Councilwoman Cheryl Saffold, D-6th Ward, questioned whether the city has a formalized grass cutting program and schedule that may be shared with residents.
Warren Mayor Doug Franklin met with some residents after Wednesday night’s council meeting and told them the administration is doing what it can to get on top of the problem of high grass and would prioritize their complaints.
Several of the residents, including Freeman, seemed satisfied with that response and are willing to give the city time to address the problem.
“This time of year we receive a high volume of high grass complaints,” Franklin said. “We are using all of our resources to take care of the problem. Our initial goal is to take care of the high grasses on the corners that block the view of traffic.”
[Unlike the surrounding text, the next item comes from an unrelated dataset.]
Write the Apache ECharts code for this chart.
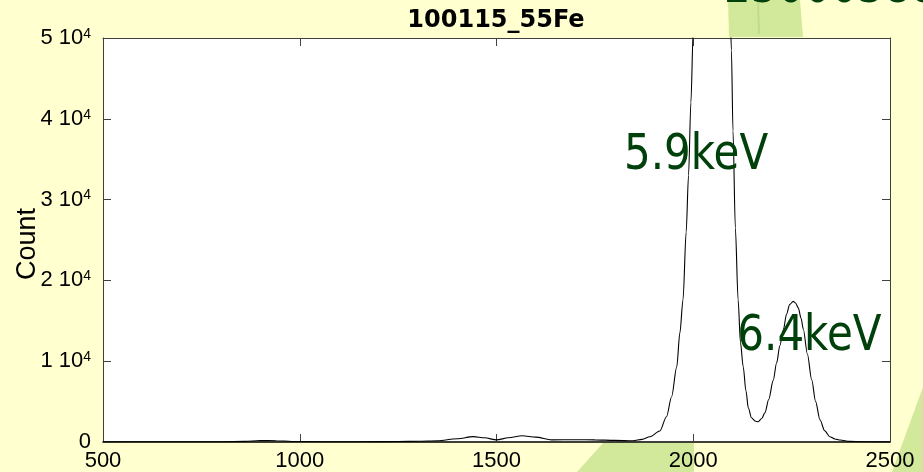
<!DOCTYPE html>
<html>
<head>
<meta charset="utf-8">
<script src="https://cdn.jsdelivr.net/npm/echarts@6/dist/echarts.min.js"></script>
<style>
html,body{margin:0;padding:0;background:#FFFFD0;}
#c{width:923px;height:472px;}
</style>
</head>
<body>
<div id="c"></div>
<script>
// ---- data ----
const titleText = '100115_55Fe';
const yAxisName = 'Count';
const xTicks = [500, 1000, 1500, 2000, 2500];
const yTicks = [0, 10000, 20000, 30000, 40000, 50000];

const channels = [500, 600, 700, 800, 860, 900, 940, 980, 1050, 1150, 1250, 1300, 1350, 1400,
  1441, 1470, 1500, 1530, 1565, 1600, 1640, 1700, 1750, 1800, 1847, 1870, 1890, 1915, 1932,
  1945, 1958, 1966, 1974, 1982, 1988, 1994, 2000, 2010, 2020, 2030, 2040, 2047, 2055, 2065,
  2075, 2085, 2093, 2097, 2101, 2107, 2114, 2120, 2127, 2134, 2140, 2148, 2157, 2165, 2174,
  2182, 2192, 2203, 2212, 2220, 2229, 2237, 2245, 2254, 2260, 2267, 2274, 2280, 2290, 2301,
  2311, 2322, 2334, 2347, 2360, 2373, 2398, 2430, 2470, 2500];
const counts = [20, 25, 30, 40, 80, 180, 160, 70, 40, 40, 60, 90, 160, 400,
  660, 520, 260, 520, 780, 600, 260, 280, 260, 200, 150, 330, 650, 1360, 3130,
  5600, 9300, 13500, 17600, 26000, 33000, 42000, 51000, 80000, 110000, 138000, 150000, 152000, 149000, 130000,
  105000, 72000, 55000, 48500, 38500, 26500, 17600, 12300, 9300, 6300, 4200, 3000, 2600, 2500, 2900,
  3600, 5300, 7600, 9800, 11900, 13900, 15800, 17000, 17400, 17200, 16600, 15300, 13900, 10900, 7700,
  5000, 2750, 1400, 650, 380, 250, 80, 30, 20, 20];

// peak annotations: left-middle anchor of each label, in data units
const annotationLabels = ['5.9keV', '6.4keV'];
const annotationChannels = [1824, 2112];
const annotationCounts = [35350, 12970];

// ---- chart ----
const data = channels.map((c, i) => [c, counts[i]]);
const chart = echarts.init(document.getElementById('c'), null, {renderer: 'canvas'});

const frameColor = '#404040';
const green = '#D2E99C';
const darkGreen = '#00400A';

function boxAxis(extra) {
  return Object.assign({
    type: 'value',
    splitLine: {show: false},
    axisLine: {show: true, onZero: false, lineStyle: {color: frameColor, width: 1}},
    axisTick: {show: true, inside: true, length: 8, lineStyle: {color: frameColor, width: 1}},
    minorTick: {show: false}
  }, extra);
}

const option = {
  backgroundColor: '#FFFFD0',
  animation: false,
  title: {
    text: titleText,
    left: 491,
    textAlign: 'center',
    top: 4,
    textStyle: {fontFamily: 'DejaVu Sans', fontWeight: 'bold', fontSize: 24, color: '#000'}
  },
  grid: {
    left: 103, right: 33, top: 38, bottom: 30,
    show: true, backgroundColor: '#ffffff', borderWidth: 0,
    containLabel: false,
    outerBoundsMode: 'none'
  },
  xAxis: [
    boxAxis({
      position: 'bottom', min: xTicks[0], max: xTicks[xTicks.length - 1], interval: xTicks[1] - xTicks[0],
      axisLine: {show: true, onZero: false, lineStyle: {color: '#000', width: 1.5}},
      axisLabel: {margin: 8, fontSize: 22, fontFamily: 'Liberation Sans', color: '#000',
        formatter: function (v) { return String(v); }}
    }),
    boxAxis({
      position: 'top', min: xTicks[0], max: xTicks[xTicks.length - 1], interval: xTicks[1] - xTicks[0],
      axisLabel: {show: false}
    })
  ],
  yAxis: [
    boxAxis({
      position: 'left', min: yTicks[0], max: yTicks[yTicks.length - 1], interval: yTicks[1] - yTicks[0],
      name: yAxisName, nameLocation: 'middle', nameGap: 62, nameMoveOverlap: false,
      nameTextStyle: {fontSize: 27, fontFamily: 'Liberation Sans', color: '#000', padding: [0, 8, 0, 0]},
      axisLabel: {
        margin: 12, fontSize: 22, fontFamily: 'Liberation Sans', color: '#000',
        formatter: function (v) {
          if (v === 0) return '0';
          return '{n|' + (v / 10000) + ' 10}{s|4}';
        },
        rich: {
          n: {fontSize: 22, fontFamily: 'Liberation Sans', color: '#000'},
          s: {fontSize: 14, fontFamily: 'Liberation Sans', color: '#000', verticalAlign: 'top'}
        }
      }
    }),
    boxAxis({
      position: 'right', min: yTicks[0], max: yTicks[yTicks.length - 1], interval: yTicks[1] - yTicks[0],
      axisLabel: {show: false}
    })
  ],
  series: [{
    type: 'line',
    data: data,
    xAxisIndex: 0, yAxisIndex: 0,
    showSymbol: false,
    smooth: 0.3,
    smoothMonotone: 'x',
    clip: true,
    lineStyle: {color: '#000', width: 1.1},
    z: 3
  }],
  graphic: [
    {type: 'polygon', id: 'bgTop', z: -10, silent: true,
      shape: {points: [[728, 0], [800, 0], [803, 37], [729, 37]]}, style: {fill: green}},
    {type: 'polyline', id: 'bgTopLine', z: -9, silent: true,
      shape: {points: [[758, 0], [759, 34]]}, style: {stroke: '#BEDD88', lineWidth: 2}},
    {type: 'polygon', id: 'bgBottom', z: -10, silent: true,
      shape: {points: [[577, 472], [603, 443], [694, 443], [694, 472]]}, style: {fill: green}},
    {type: 'polygon', id: 'bgRight', z: -10, silent: true,
      shape: {points: [[892, 472], [923, 472], [923, 387]]}, style: {fill: green}},
    {type: 'text', id: 'topText', z: 10, silent: true, x: 724, y: -11, scaleX: 0.84, scaleY: 1,
      style: {text: '23000388', fontSize: 50, fontFamily: 'DejaVu Sans', fill: darkGreen,
        align: 'left', verticalAlign: 'middle'}}
  ]
};
chart.setOption(option);

// place the peak labels at their data positions
const annoGraphics = annotationLabels.map((lab, i) => {
  const p = chart.convertToPixel({xAxisIndex: 0, yAxisIndex: 0}, [annotationChannels[i], annotationCounts[i]]);
  return {
    type: 'text', id: 'anno' + i, z: 10, silent: true,
    x: p[0], y: p[1], scaleX: 0.84, scaleY: 1,
    style: {text: lab, fontSize: 50, fontFamily: 'DejaVu Sans', fill: darkGreen,
      align: 'left', verticalAlign: 'middle'}
  };
});
chart.setOption({graphic: annoGraphics});
</script>
</body>
</html>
The problem of vacant lots is not going to get any easier. Over the next six months, the city will tear down several hundred dilapitated properties creating more vacant lots that will have to be taken care of in future years.
Franklin is encouraging homeowners to consider buying the vacant lots next to their homes to expand their properties.
“Many homeowners are taking care of the properties anyway, so they might as well purchase them,” he said.
Franklin said the city also uses the Trumbull County Sheriff’s Office program that sends inmates across the county to cut high grass areas around the city.
The sheriff’s office so far this summer has cut the nearly 1,000 properties in more than a dozen Trumbull County communities, according to Donald Guarino, chief of operations at the department. The department has cut about 450 empty lots and senior citizen homes in Warren.
“We have been cutting more properties in Warren than we’ve ever had to do,” Guarino said. “It is because there are so many vacant lots in the city.”
The inmate program was created by Sheriff Thomas Altiere in 2007. It uses inmates who are charged with non-violent crimes – and have no history of escape – who volunteer to cut grass and clean up areas of trash and tires. Each of the prisoners that participate are approved by a judge.
“It gives them opportunities to get out of the jail during the day,” Guarino said.
Since the program began, it has saved the Trumbull communities about $1.73 million, according to Guarino. It has saved Warren an estimated $1.1 million
The sheriff’s office and the Trumbull County commissioners are providing the program at no cost to the participating communities.
Those areas participating in the inmate grass cutting and cleanup programs include Fowler, Bazetta, Johnston, Brookfield, Hartford, Vienna, Newton Township, Southington, Warren Township, McDonald, Liberty and Niles.
Earlier this year, Warren Councilman Alford Novak, D-2nd Ward, provided the funds for the department to purchase a larger brushhog to cut some of the lots in the city. Novak said the council last year placed an additional $10,000 in the city’s grass cutting budget
“This has been a tough season,” Novak, who annually donates many hours himself to cutting grasses around his ward, said.
“I have five places I cut myself to make sure they are maintained. I’ve gone to some places that I cut a week before and it seems like I hadn’t been there at all. With all of this rain and the intermittent days of sunshine and heat, it seems the grasses are growing more quickly than in past years.”